▶ **Task description**: Make a verbatim copy of the entries below; pictures stay out.

— START OF Exercise inputs —

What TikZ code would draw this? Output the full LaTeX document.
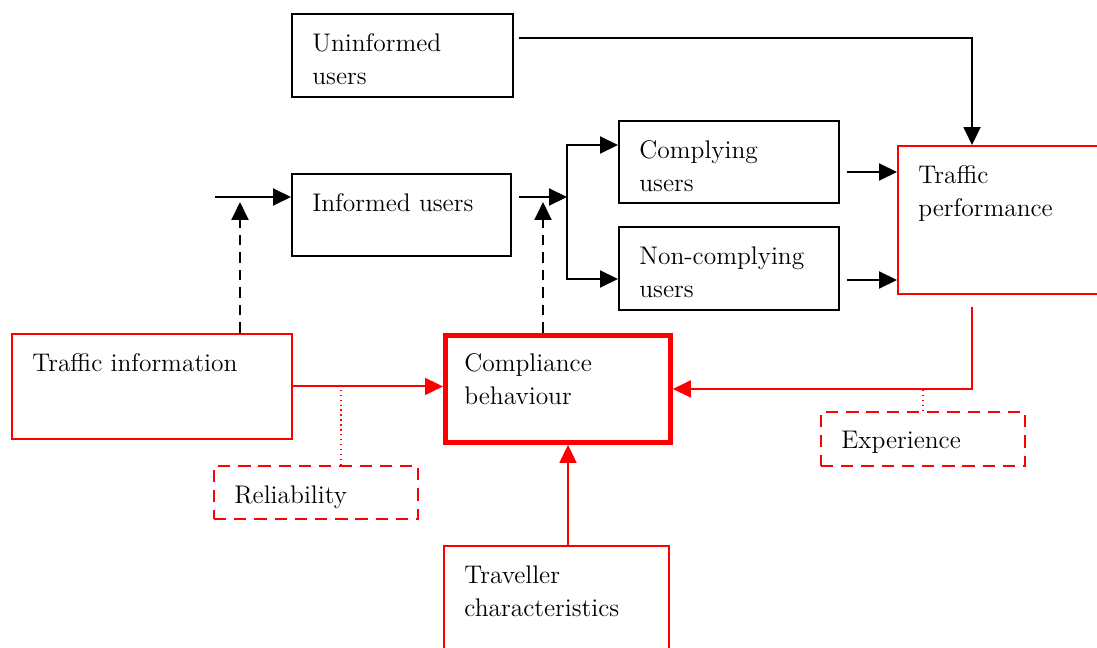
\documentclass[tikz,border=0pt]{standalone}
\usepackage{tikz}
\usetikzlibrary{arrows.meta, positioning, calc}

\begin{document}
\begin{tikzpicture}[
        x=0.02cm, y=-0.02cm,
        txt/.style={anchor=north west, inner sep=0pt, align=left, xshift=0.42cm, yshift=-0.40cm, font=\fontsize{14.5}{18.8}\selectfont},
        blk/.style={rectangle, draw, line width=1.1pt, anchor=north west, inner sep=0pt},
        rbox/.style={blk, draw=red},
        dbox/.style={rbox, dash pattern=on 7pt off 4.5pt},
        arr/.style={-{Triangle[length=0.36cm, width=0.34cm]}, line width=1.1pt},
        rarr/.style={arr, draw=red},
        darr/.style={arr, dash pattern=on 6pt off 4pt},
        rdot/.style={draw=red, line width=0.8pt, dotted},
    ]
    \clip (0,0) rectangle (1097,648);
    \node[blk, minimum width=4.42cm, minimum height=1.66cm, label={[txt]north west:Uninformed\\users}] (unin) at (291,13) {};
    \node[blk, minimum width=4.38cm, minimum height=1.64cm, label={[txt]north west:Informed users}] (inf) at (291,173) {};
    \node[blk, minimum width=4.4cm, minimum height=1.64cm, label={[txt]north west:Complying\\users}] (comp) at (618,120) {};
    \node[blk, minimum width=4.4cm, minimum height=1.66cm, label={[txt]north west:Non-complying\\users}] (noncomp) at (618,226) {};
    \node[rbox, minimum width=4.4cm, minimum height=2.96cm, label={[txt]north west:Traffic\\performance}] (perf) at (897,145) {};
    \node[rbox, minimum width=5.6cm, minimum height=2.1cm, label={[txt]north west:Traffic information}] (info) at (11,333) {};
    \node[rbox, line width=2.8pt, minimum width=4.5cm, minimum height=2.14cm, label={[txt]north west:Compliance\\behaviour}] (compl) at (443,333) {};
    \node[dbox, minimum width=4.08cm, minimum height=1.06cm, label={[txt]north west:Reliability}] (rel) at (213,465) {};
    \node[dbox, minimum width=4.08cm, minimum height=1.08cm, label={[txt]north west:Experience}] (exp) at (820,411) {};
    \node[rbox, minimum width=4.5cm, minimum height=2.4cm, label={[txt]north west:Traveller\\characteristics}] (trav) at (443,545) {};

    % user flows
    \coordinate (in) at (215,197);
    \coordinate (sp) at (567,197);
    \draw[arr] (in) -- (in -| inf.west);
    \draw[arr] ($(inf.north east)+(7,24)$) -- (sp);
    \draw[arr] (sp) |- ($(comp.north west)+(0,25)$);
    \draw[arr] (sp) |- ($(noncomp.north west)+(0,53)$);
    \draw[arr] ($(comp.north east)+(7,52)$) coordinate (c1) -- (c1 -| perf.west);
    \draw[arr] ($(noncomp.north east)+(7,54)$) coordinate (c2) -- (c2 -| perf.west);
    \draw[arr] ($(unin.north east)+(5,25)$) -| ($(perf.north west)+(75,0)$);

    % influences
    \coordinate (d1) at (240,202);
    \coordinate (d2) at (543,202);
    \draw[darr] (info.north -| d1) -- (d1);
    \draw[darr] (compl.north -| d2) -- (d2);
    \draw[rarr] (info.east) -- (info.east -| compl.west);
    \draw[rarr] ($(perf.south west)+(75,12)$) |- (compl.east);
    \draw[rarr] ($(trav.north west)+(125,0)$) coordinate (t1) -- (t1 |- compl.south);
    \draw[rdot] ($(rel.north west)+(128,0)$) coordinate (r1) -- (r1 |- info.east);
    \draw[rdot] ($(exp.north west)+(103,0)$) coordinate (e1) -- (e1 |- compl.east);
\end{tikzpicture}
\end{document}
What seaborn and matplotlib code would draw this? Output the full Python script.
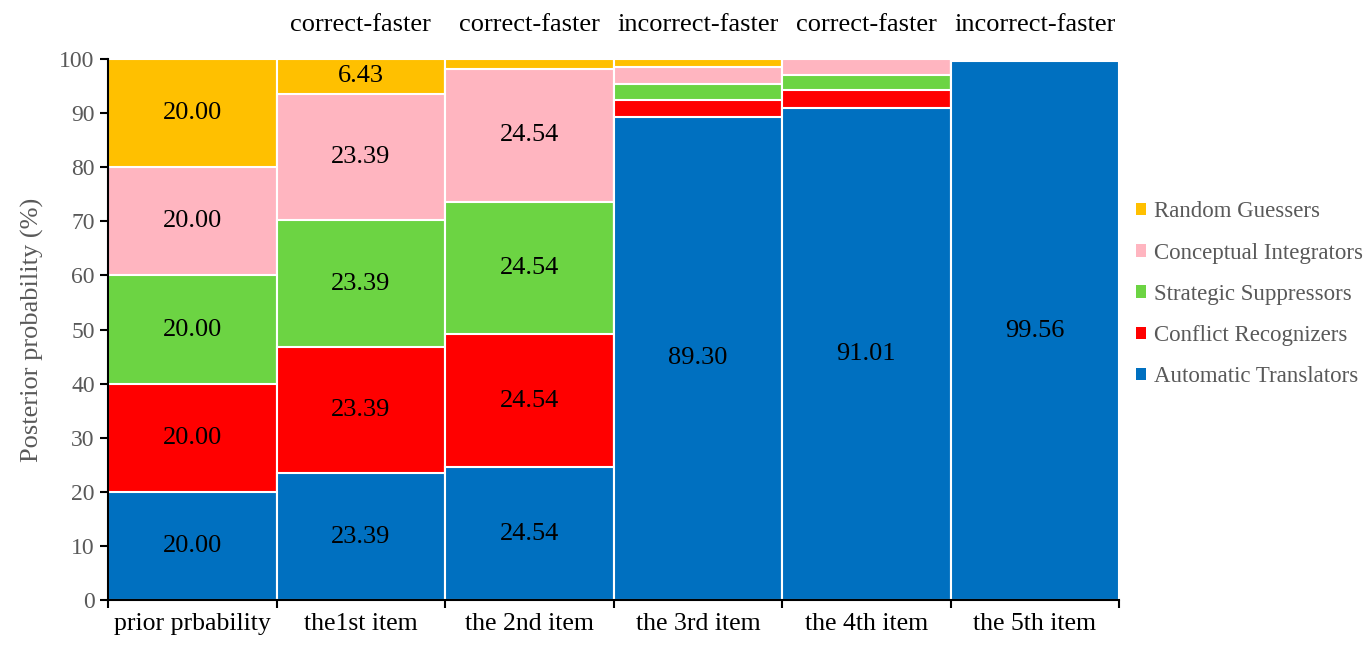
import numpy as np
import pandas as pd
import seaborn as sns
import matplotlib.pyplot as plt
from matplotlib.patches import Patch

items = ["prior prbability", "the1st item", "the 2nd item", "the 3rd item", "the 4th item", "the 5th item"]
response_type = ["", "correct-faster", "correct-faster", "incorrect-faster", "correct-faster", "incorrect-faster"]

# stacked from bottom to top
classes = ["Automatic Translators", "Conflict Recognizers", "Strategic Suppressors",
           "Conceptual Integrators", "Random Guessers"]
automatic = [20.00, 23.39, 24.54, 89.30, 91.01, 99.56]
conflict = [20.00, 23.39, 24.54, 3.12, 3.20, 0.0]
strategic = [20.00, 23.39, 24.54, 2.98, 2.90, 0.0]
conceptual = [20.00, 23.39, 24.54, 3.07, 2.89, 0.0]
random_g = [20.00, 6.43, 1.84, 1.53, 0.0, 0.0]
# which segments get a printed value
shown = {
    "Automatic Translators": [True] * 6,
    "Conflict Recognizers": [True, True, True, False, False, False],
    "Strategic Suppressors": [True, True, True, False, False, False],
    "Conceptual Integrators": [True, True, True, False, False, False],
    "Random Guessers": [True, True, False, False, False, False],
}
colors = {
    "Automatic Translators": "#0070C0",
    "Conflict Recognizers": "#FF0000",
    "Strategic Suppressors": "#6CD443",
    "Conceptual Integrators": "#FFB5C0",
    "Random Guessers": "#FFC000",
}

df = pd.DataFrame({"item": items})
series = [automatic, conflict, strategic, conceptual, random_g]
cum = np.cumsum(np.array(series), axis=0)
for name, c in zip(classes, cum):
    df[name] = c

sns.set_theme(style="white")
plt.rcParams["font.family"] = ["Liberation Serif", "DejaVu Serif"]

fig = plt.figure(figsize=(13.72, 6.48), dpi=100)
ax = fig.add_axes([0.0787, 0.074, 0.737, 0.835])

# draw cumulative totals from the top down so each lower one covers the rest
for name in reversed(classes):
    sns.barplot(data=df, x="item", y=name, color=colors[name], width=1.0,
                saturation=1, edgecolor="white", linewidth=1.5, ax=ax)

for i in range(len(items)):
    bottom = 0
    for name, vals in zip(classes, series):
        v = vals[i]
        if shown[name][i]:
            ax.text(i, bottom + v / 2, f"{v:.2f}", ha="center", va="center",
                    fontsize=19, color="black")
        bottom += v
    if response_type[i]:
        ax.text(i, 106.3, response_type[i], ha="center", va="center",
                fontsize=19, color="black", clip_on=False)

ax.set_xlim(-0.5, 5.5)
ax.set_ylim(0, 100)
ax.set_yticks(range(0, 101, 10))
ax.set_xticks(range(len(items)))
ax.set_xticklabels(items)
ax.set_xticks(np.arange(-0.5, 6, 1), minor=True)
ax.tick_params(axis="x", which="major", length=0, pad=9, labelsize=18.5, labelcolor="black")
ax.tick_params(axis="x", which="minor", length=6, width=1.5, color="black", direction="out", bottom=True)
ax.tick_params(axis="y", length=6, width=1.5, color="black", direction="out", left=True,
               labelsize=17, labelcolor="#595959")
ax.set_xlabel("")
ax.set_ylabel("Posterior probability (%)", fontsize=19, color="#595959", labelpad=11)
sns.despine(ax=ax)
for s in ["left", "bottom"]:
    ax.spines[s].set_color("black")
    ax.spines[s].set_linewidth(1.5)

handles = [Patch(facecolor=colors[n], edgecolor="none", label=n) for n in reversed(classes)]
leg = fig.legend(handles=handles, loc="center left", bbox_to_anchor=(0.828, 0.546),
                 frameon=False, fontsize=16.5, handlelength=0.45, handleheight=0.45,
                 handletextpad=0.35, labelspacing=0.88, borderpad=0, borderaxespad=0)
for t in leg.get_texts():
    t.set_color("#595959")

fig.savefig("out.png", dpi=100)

— END OF Exercise inputs —

▶ **Output**:
What TikZ code would draw this? Output the full LaTeX document.
\documentclass[tikz,border=0pt]{standalone}
\usepackage{tikz}
\usetikzlibrary{arrows.meta, positioning, calc}

\begin{document}
\begin{tikzpicture}[
        x=0.02cm, y=-0.02cm,
        txt/.style={anchor=north west, inner sep=0pt, align=left, xshift=0.42cm, yshift=-0.40cm, font=\fontsize{14.5}{18.8}\selectfont},
        blk/.style={rectangle, draw, line width=1.1pt, anchor=north west, inner sep=0pt},
        rbox/.style={blk, draw=red},
        dbox/.style={rbox, dash pattern=on 7pt off 4.5pt},
        arr/.style={-{Triangle[length=0.36cm, width=0.34cm]}, line width=1.1pt},
        rarr/.style={arr, draw=red},
        darr/.style={arr, dash pattern=on 6pt off 4pt},
        rdot/.style={draw=red, line width=0.8pt, dotted},
    ]
    \clip (0,0) rectangle (1097,648);
    \node[blk, minimum width=4.42cm, minimum height=1.66cm, label={[txt]north west:Uninformed\\users}] (unin) at (291,13) {};
    \node[blk, minimum width=4.38cm, minimum height=1.64cm, label={[txt]north west:Informed users}] (inf) at (291,173) {};
    \node[blk, minimum width=4.4cm, minimum height=1.64cm, label={[txt]north west:Complying\\users}] (comp) at (618,120) {};
    \node[blk, minimum width=4.4cm, minimum height=1.66cm, label={[txt]north west:Non-complying\\users}] (noncomp) at (618,226) {};
    \node[rbox, minimum width=4.4cm, minimum height=2.96cm, label={[txt]north west:Traffic\\performance}] (perf) at (897,145) {};
    \node[rbox, minimum width=5.6cm, minimum height=2.1cm, label={[txt]north west:Traffic information}] (info) at (11,333) {};
    \node[rbox, line width=2.8pt, minimum width=4.5cm, minimum height=2.14cm, label={[txt]north west:Compliance\\behaviour}] (compl) at (443,333) {};
    \node[dbox, minimum width=4.08cm, minimum height=1.06cm, label={[txt]north west:Reliability}] (rel) at (213,465) {};
    \node[dbox, minimum width=4.08cm, minimum height=1.08cm, label={[txt]north west:Experience}] (exp) at (820,411) {};
    \node[rbox, minimum width=4.5cm, minimum height=2.4cm, label={[txt]north west:Traveller\\characteristics}] (trav) at (443,545) {};

    % user flows
    \coordinate (in) at (215,197);
    \coordinate (sp) at (567,197);
    \draw[arr] (in) -- (in -| inf.west);
    \draw[arr] ($(inf.north east)+(7,24)$) -- (sp);
    \draw[arr] (sp) |- ($(comp.north west)+(0,25)$);
    \draw[arr] (sp) |- ($(noncomp.north west)+(0,53)$);
    \draw[arr] ($(comp.north east)+(7,52)$) coordinate (c1) -- (c1 -| perf.west);
    \draw[arr] ($(noncomp.north east)+(7,54)$) coordinate (c2) -- (c2 -| perf.west);
    \draw[arr] ($(unin.north east)+(5,25)$) -| ($(perf.north west)+(75,0)$);

    % influences
    \coordinate (d1) at (240,202);
    \coordinate (d2) at (543,202);
    \draw[darr] (info.north -| d1) -- (d1);
    \draw[darr] (compl.north -| d2) -- (d2);
    \draw[rarr] (info.east) -- (info.east -| compl.west);
    \draw[rarr] ($(perf.south west)+(75,12)$) |- (compl.east);
    \draw[rarr] ($(trav.north west)+(125,0)$) coordinate (t1) -- (t1 |- compl.south);
    \draw[rdot] ($(rel.north west)+(128,0)$) coordinate (r1) -- (r1 |- info.east);
    \draw[rdot] ($(exp.north west)+(103,0)$) coordinate (e1) -- (e1 |- compl.east);
\end{tikzpicture}
\end{document}
What seaborn and matplotlib code would draw this? Output the full Python script.
import numpy as np
import pandas as pd
import seaborn as sns
import matplotlib.pyplot as plt
from matplotlib.patches import Patch

items = ["prior prbability", "the1st item", "the 2nd item", "the 3rd item", "the 4th item", "the 5th item"]
response_type = ["", "correct-faster", "correct-faster", "incorrect-faster", "correct-faster", "incorrect-faster"]

# stacked from bottom to top
classes = ["Automatic Translators", "Conflict Recognizers", "Strategic Suppressors",
           "Conceptual Integrators", "Random Guessers"]
automatic = [20.00, 23.39, 24.54, 89.30, 91.01, 99.56]
conflict = [20.00, 23.39, 24.54, 3.12, 3.20, 0.0]
strategic = [20.00, 23.39, 24.54, 2.98, 2.90, 0.0]
conceptual = [20.00, 23.39, 24.54, 3.07, 2.89, 0.0]
random_g = [20.00, 6.43, 1.84, 1.53, 0.0, 0.0]
# which segments get a printed value
shown = {
    "Automatic Translators": [True] * 6,
    "Conflict Recognizers": [True, True, True, False, False, False],
    "Strategic Suppressors": [True, True, True, False, False, False],
    "Conceptual Integrators": [True, True, True, False, False, False],
    "Random Guessers": [True, True, False, False, False, False],
}
colors = {
    "Automatic Translators": "#0070C0",
    "Conflict Recognizers": "#FF0000",
    "Strategic Suppressors": "#6CD443",
    "Conceptual Integrators": "#FFB5C0",
    "Random Guessers": "#FFC000",
}

df = pd.DataFrame({"item": items})
series = [automatic, conflict, strategic, conceptual, random_g]
cum = np.cumsum(np.array(series), axis=0)
for name, c in zip(classes, cum):
    df[name] = c

sns.set_theme(style="white")
plt.rcParams["font.family"] = ["Liberation Serif", "DejaVu Serif"]

fig = plt.figure(figsize=(13.72, 6.48), dpi=100)
ax = fig.add_axes([0.0787, 0.074, 0.737, 0.835])

# draw cumulative totals from the top down so each lower one covers the rest
for name in reversed(classes):
    sns.barplot(data=df, x="item", y=name, color=colors[name], width=1.0,
                saturation=1, edgecolor="white", linewidth=1.5, ax=ax)

for i in range(len(items)):
    bottom = 0
    for name, vals in zip(classes, series):
        v = vals[i]
        if shown[name][i]:
            ax.text(i, bottom + v / 2, f"{v:.2f}", ha="center", va="center",
                    fontsize=19, color="black")
        bottom += v
    if response_type[i]:
        ax.text(i, 106.3, response_type[i], ha="center", va="center",
                fontsize=19, color="black", clip_on=False)

ax.set_xlim(-0.5, 5.5)
ax.set_ylim(0, 100)
ax.set_yticks(range(0, 101, 10))
ax.set_xticks(range(len(items)))
ax.set_xticklabels(items)
ax.set_xticks(np.arange(-0.5, 6, 1), minor=True)
ax.tick_params(axis="x", which="major", length=0, pad=9, labelsize=18.5, labelcolor="black")
ax.tick_params(axis="x", which="minor", length=6, width=1.5, color="black", direction="out", bottom=True)
ax.tick_params(axis="y", length=6, width=1.5, color="black", direction="out", left=True,
               labelsize=17, labelcolor="#595959")
ax.set_xlabel("")
ax.set_ylabel("Posterior probability (%)", fontsize=19, color="#595959", labelpad=11)
sns.despine(ax=ax)
for s in ["left", "bottom"]:
    ax.spines[s].set_color("black")
    ax.spines[s].set_linewidth(1.5)

handles = [Patch(facecolor=colors[n], edgecolor="none", label=n) for n in reversed(classes)]
leg = fig.legend(handles=handles, loc="center left", bbox_to_anchor=(0.828, 0.546),
                 frameon=False, fontsize=16.5, handlelength=0.45, handleheight=0.45,
                 handletextpad=0.35, labelspacing=0.88, borderpad=0, borderaxespad=0)
for t in leg.get_texts():
    t.set_color("#595959")

fig.savefig("out.png", dpi=100)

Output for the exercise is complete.